Must-Read: I would note that the Trumpublicans are unweaving the web of neoconservative foreign policy facts-on-the-ground even as we write: their anger, rage, and… “shrillness”, to coin a word, has substantial policy deviation causes. By contrast, the Trumpublicans “always cut taxes when you can, and rely on the Democrats to clean up your mess” has been Standard Operating Procedure for the Republican Party and for Republican policy economists (with the very honorable exception of Marty Feldstein, when he felt he could afford to be brave) since November 1980. You might say: “but this time there is a 1% of GDP transfer to the top 1% without any growth benefit at all”. The question is: Is that a substantial policy deviation from SOP of the same magnitude as the ones the neocons are facing?: Paul Krugman: La Trahison des Clercs, Economics Edition: “A former government official… asked… have any prominent Republican economists taken a strong stand against the terrible, no good, very bad tax legislation their party just rammed through the Senate?…
…I couldn’t think of any. And this says something not good about the state of at least that side of my profession. We can divide Republican economists into three groups here…. Those enthusiastically endorsing the specific bill… the 137 signatories… a… motley crew….
Second… the Nine Unprofessional Economists…. As Jason Furman and Larry Summers pointed out, they misrepresented the research they claimed supported their position, then denied having said what they said…. Explicit aid and comfort to tax cutters, with an extra dose of dishonesty and cowardice….
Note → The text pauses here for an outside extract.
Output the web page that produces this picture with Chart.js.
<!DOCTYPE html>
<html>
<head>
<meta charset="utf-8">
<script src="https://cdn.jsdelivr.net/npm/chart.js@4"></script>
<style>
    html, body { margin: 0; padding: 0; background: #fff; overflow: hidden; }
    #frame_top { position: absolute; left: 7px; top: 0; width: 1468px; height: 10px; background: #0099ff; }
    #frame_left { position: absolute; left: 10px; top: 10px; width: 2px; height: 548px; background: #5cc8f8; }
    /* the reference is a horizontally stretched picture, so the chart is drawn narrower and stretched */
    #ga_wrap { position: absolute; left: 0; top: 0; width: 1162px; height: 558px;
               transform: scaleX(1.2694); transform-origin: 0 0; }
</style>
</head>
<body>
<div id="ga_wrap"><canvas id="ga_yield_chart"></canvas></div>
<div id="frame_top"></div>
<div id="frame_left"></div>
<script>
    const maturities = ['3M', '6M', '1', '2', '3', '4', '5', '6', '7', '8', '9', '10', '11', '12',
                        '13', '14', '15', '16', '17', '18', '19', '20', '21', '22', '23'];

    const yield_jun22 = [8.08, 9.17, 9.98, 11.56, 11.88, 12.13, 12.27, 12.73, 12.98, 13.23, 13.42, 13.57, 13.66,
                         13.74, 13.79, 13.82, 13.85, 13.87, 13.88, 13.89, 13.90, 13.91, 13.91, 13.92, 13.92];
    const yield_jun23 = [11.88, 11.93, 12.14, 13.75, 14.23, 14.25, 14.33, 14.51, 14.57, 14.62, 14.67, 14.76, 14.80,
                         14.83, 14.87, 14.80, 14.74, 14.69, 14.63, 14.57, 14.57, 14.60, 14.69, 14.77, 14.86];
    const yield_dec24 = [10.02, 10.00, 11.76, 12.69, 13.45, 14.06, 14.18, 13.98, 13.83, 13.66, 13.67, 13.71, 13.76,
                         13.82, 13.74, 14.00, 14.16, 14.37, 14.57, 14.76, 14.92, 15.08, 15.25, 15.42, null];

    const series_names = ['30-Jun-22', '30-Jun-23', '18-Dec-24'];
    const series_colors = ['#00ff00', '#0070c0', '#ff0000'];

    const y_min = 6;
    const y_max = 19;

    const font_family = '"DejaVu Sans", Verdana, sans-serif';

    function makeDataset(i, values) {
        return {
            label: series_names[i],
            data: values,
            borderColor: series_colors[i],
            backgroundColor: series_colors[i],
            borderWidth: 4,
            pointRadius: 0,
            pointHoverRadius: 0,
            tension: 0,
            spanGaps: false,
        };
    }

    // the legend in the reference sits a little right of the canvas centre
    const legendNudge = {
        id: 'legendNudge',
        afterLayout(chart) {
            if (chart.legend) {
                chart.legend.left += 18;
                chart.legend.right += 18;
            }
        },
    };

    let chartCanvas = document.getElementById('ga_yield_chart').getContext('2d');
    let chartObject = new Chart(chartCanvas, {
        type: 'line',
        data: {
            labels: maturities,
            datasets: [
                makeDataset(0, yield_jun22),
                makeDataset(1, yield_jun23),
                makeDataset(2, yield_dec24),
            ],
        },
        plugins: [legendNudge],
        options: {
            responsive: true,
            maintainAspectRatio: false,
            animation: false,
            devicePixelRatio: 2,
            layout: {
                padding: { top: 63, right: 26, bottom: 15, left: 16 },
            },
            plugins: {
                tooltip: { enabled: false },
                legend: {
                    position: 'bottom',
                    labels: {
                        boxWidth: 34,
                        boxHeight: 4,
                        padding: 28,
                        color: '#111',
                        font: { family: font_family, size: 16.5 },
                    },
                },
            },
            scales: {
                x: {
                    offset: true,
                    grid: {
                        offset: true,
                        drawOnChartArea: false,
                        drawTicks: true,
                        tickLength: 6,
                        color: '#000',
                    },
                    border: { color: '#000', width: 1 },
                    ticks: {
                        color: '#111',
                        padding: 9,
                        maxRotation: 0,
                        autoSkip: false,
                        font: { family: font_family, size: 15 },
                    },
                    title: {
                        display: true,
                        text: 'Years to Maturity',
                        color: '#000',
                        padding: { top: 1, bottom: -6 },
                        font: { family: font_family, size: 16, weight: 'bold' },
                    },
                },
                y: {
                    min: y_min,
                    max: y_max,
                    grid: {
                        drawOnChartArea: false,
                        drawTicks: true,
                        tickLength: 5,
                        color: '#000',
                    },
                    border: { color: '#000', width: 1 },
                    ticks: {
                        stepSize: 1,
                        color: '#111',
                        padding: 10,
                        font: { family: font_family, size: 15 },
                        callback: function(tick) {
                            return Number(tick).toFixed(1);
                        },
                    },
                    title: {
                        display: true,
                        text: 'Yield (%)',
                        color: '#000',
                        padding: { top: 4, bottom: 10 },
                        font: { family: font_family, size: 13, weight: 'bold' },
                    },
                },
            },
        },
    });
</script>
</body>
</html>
A third group, people like Greg Mankiw and Martin Feldstein, who have written in favor of the general idea of lower corporate taxes, which is OK…. But have any of them spoken out about the reality of the actual legislation?… I may have missed some condemnations, but I haven’t seen any. You may say that this is how everyone behaves–if your political side does bad stuff, you go silent….
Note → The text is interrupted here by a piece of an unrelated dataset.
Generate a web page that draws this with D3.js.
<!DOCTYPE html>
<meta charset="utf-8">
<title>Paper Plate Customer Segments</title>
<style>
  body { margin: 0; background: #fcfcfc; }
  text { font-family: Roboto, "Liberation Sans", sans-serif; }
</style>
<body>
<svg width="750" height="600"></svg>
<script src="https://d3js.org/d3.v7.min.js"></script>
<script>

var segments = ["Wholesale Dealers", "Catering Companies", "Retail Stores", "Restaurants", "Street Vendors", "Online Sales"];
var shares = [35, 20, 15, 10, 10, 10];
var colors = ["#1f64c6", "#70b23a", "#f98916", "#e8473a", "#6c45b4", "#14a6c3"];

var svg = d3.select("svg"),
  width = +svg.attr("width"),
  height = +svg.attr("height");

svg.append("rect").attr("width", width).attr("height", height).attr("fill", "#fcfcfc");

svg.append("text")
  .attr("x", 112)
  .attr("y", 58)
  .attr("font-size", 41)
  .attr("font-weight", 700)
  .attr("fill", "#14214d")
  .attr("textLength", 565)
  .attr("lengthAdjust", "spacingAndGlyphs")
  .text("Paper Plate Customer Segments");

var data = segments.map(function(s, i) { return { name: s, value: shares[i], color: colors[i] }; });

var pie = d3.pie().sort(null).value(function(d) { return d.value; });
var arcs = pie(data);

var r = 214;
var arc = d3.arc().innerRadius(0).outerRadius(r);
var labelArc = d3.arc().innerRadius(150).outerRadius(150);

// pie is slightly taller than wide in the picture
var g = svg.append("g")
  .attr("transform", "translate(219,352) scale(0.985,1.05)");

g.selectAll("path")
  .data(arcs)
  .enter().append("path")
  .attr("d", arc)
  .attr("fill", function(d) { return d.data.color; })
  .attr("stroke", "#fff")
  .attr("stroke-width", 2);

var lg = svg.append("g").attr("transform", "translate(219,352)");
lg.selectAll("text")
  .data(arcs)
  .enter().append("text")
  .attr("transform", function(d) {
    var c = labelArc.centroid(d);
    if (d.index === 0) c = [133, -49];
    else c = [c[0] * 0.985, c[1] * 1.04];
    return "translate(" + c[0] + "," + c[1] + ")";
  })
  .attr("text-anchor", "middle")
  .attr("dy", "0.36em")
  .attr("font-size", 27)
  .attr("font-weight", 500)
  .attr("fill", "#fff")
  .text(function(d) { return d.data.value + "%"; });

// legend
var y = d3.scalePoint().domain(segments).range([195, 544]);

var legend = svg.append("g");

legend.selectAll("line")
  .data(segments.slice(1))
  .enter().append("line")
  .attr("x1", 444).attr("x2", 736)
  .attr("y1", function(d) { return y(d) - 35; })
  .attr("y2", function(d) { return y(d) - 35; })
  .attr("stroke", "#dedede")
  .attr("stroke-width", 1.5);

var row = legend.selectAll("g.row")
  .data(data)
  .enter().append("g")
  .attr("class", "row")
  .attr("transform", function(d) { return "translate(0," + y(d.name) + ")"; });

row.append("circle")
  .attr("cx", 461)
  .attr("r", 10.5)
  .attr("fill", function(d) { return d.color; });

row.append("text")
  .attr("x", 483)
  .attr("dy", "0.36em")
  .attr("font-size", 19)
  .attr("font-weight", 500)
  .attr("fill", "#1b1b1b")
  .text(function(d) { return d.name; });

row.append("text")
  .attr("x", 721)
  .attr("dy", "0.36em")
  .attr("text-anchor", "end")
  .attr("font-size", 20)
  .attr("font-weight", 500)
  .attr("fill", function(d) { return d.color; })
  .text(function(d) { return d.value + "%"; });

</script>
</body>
Consider… neocon foreign policy types. Nobody can accuse me of having a soft spot for the likes of William Kristol, Max Boot, Jennifer Rubin, David Frum, and others…. But… under Trump they have shown real courage: they have proved willing to criticize, harshly and even shrilly, the disastrous governance of our current regime…. The foreign-policy neocon intellectuals, however wrongheaded I may find their ideas, turn out to be men and women with real principles. I wish I could say the same about conservative economists. But I can’t.